'''
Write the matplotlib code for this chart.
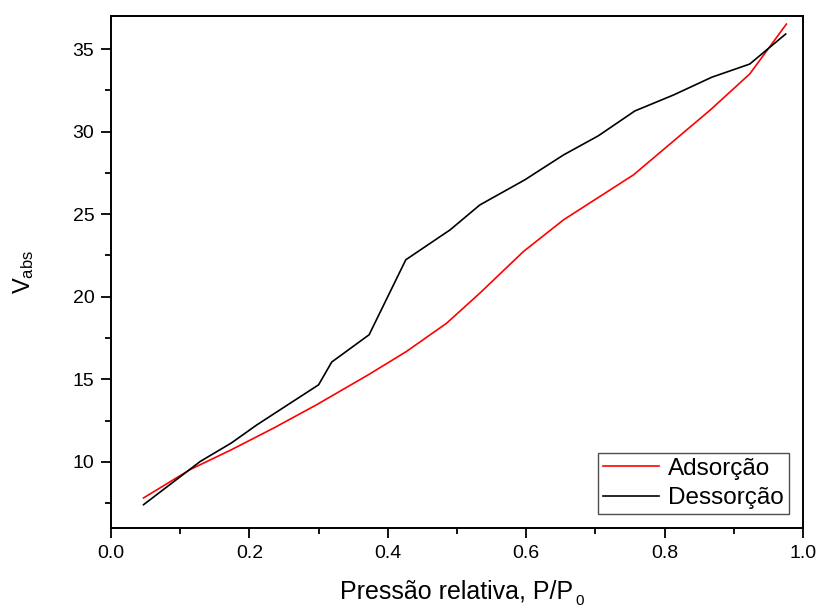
import numpy as np
import matplotlib
matplotlib.use("Agg")
import matplotlib.pyplot as plt
from matplotlib.ticker import MultipleLocator

plt.rcParams['font.family'] = ['Liberation Sans', 'DejaVu Sans']
plt.rcParams['mathtext.fontset'] = 'custom'
plt.rcParams['mathtext.rm'] = 'Liberation Sans'
plt.rcParams['mathtext.it'] = 'Liberation Sans'

# Adsorption branch
p_ads = [0.047, 0.114, 0.174, 0.235, 0.297, 0.372, 0.427, 0.485, 0.533,
         0.596, 0.654, 0.755, 0.866, 0.923, 0.976]
v_ads = [7.82, 9.53, 10.74, 12.05, 13.46, 15.28, 16.69, 18.40, 20.22,
         22.74, 24.66, 27.38, 31.31, 33.49, 36.51]

# Desorption branch
p_des = [0.047, 0.129, 0.174, 0.211, 0.300, 0.319, 0.373, 0.426, 0.490,
         0.533, 0.598, 0.654, 0.704, 0.757, 0.813, 0.868, 0.923, 0.975]
v_des = [7.41, 10.03, 11.15, 12.25, 14.67, 16.05, 17.70, 22.24, 24.05,
         25.56, 27.08, 28.59, 29.74, 31.25, 32.22, 33.29, 34.09, 35.91]

fig = plt.figure(figsize=(8.19, 6.10), dpi=100)
ax = fig.add_axes([111 / 819, 1 - 528 / 610, 692 / 819, 512 / 610])

ax.plot(p_ads, v_ads, color='#ff0000', lw=1.2, label='Adsorção')
ax.plot(p_des, v_des, color='black', lw=1.2, label='Dessorção')

ax.set_xlim(0.0, 1.0)
ax.set_ylim(6, 37)
ax.xaxis.set_major_locator(MultipleLocator(0.2))
ax.xaxis.set_minor_locator(MultipleLocator(0.1))
ax.yaxis.set_major_locator(MultipleLocator(5))
ax.yaxis.set_minor_locator(MultipleLocator(2.5))
ax.xaxis.set_major_formatter(matplotlib.ticker.FormatStrFormatter('%.1f'))

ax.tick_params(which='major', direction='out', length=7, width=1.3,
               labelsize=14, pad=5)
ax.tick_params(which='minor', direction='out', length=4, width=1.3)
for s in ax.spines.values():
    s.set_linewidth(1.4)

# x label with the subscript "0" dropped low, as in the original
ax.set_xlabel('Pressão relativa, P/P', fontsize=18, labelpad=13)
fig.canvas.draw()
bb = ax.xaxis.label.get_window_extent()
fig.text(bb.x1 / 819 + 0.002, 2 / 610, '0', fontsize=11,
         ha='left', va='bottom')

ax.set_ylabel(r'V$_{\mathrm{abs}}$', fontsize=17, labelpad=26)

leg = ax.legend(loc='lower right', bbox_to_anchor=(0.9798, 0.0273),
                borderaxespad=0, fontsize=17.5, frameon=True, fancybox=False,
                handlelength=2.3, handletextpad=0.4, borderpad=0.2,
                labelspacing=0.3)
leg.get_frame().set_edgecolor('#222222')
leg.get_frame().set_linewidth(1.0)

fig.savefig('out.png', dpi=100)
'''
▶ **The exercise**:
State the number of lines that contain the string "matplotlib", with no other words.

▶ **Response to this task**:
6